==== DATA EXCERPT

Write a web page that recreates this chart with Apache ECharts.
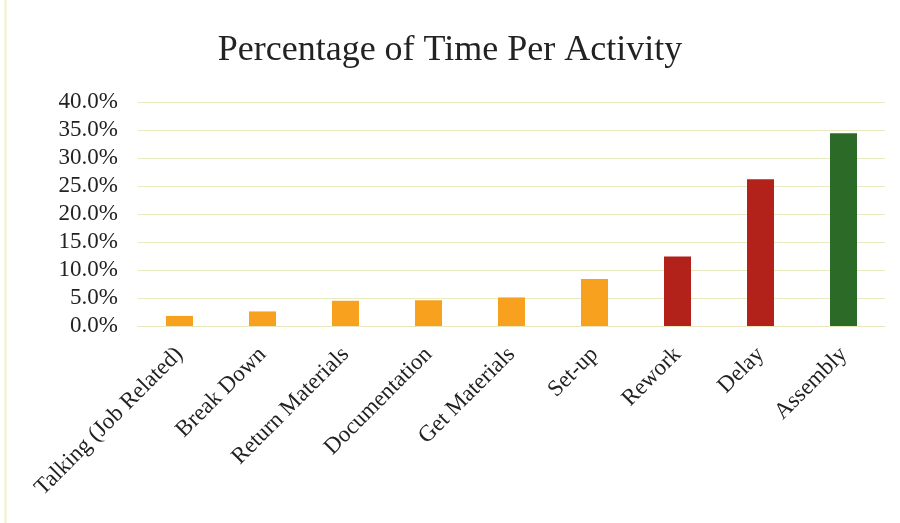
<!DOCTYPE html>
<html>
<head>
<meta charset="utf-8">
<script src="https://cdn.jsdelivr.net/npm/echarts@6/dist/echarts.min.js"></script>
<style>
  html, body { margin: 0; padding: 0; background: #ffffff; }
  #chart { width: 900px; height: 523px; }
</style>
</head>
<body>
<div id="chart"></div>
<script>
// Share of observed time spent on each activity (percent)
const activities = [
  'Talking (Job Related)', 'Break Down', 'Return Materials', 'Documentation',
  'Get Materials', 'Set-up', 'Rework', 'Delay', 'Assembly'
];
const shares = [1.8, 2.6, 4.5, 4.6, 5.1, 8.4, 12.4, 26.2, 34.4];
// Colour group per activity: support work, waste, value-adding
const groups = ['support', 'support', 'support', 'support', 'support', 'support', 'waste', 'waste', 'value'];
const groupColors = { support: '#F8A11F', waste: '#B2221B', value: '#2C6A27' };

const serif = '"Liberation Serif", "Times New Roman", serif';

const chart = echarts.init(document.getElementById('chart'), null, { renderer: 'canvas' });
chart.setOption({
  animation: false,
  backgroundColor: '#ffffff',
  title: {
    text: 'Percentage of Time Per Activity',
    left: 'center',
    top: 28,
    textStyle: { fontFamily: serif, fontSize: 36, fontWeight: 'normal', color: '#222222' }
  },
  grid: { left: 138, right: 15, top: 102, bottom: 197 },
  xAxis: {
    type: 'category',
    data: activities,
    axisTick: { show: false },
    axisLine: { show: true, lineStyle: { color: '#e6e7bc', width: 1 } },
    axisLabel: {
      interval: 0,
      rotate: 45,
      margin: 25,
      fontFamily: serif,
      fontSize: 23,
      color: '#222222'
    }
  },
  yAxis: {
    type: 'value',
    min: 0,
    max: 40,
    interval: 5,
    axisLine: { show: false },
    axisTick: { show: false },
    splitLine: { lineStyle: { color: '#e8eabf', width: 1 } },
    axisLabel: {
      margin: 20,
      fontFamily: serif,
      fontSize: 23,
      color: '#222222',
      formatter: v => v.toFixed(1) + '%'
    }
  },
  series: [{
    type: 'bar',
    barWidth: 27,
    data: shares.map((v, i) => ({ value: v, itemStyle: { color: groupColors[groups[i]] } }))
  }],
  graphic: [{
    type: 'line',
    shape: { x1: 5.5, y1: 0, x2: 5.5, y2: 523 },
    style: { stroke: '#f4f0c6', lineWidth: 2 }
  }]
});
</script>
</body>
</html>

========

Leaving out the pictures, repeat the data above exactly.

- [WRITTEN REPLY]:
Write a web page that recreates this chart with Apache ECharts.
<!DOCTYPE html>
<html>
<head>
<meta charset="utf-8">
<script src="https://cdn.jsdelivr.net/npm/echarts@6/dist/echarts.min.js"></script>
<style>
  html, body { margin: 0; padding: 0; background: #ffffff; }
  #chart { width: 900px; height: 523px; }
</style>
</head>
<body>
<div id="chart"></div>
<script>
// Share of observed time spent on each activity (percent)
const activities = [
  'Talking (Job Related)', 'Break Down', 'Return Materials', 'Documentation',
  'Get Materials', 'Set-up', 'Rework', 'Delay', 'Assembly'
];
const shares = [1.8, 2.6, 4.5, 4.6, 5.1, 8.4, 12.4, 26.2, 34.4];
// Colour group per activity: support work, waste, value-adding
const groups = ['support', 'support', 'support', 'support', 'support', 'support', 'waste', 'waste', 'value'];
const groupColors = { support: '#F8A11F', waste: '#B2221B', value: '#2C6A27' };

const serif = '"Liberation Serif", "Times New Roman", serif';

const chart = echarts.init(document.getElementById('chart'), null, { renderer: 'canvas' });
chart.setOption({
  animation: false,
  backgroundColor: '#ffffff',
  title: {
    text: 'Percentage of Time Per Activity',
    left: 'center',
    top: 28,
    textStyle: { fontFamily: serif, fontSize: 36, fontWeight: 'normal', color: '#222222' }
  },
  grid: { left: 138, right: 15, top: 102, bottom: 197 },
  xAxis: {
    type: 'category',
    data: activities,
    axisTick: { show: false },
    axisLine: { show: true, lineStyle: { color: '#e6e7bc', width: 1 } },
    axisLabel: {
      interval: 0,
      rotate: 45,
      margin: 25,
      fontFamily: serif,
      fontSize: 23,
      color: '#222222'
    }
  },
  yAxis: {
    type: 'value',
    min: 0,
    max: 40,
    interval: 5,
    axisLine: { show: false },
    axisTick: { show: false },
    splitLine: { lineStyle: { color: '#e8eabf', width: 1 } },
    axisLabel: {
      margin: 20,
      fontFamily: serif,
      fontSize: 23,
      color: '#222222',
      formatter: v => v.toFixed(1) + '%'
    }
  },
  series: [{
    type: 'bar',
    barWidth: 27,
    data: shares.map((v, i) => ({ value: v, itemStyle: { color: groupColors[groups[i]] } }))
  }],
  graphic: [{
    type: 'line',
    shape: { x1: 5.5, y1: 0, x2: 5.5, y2: 523 },
    style: { stroke: '#f4f0c6', lineWidth: 2 }
  }]
});
</script>
</body>
</html>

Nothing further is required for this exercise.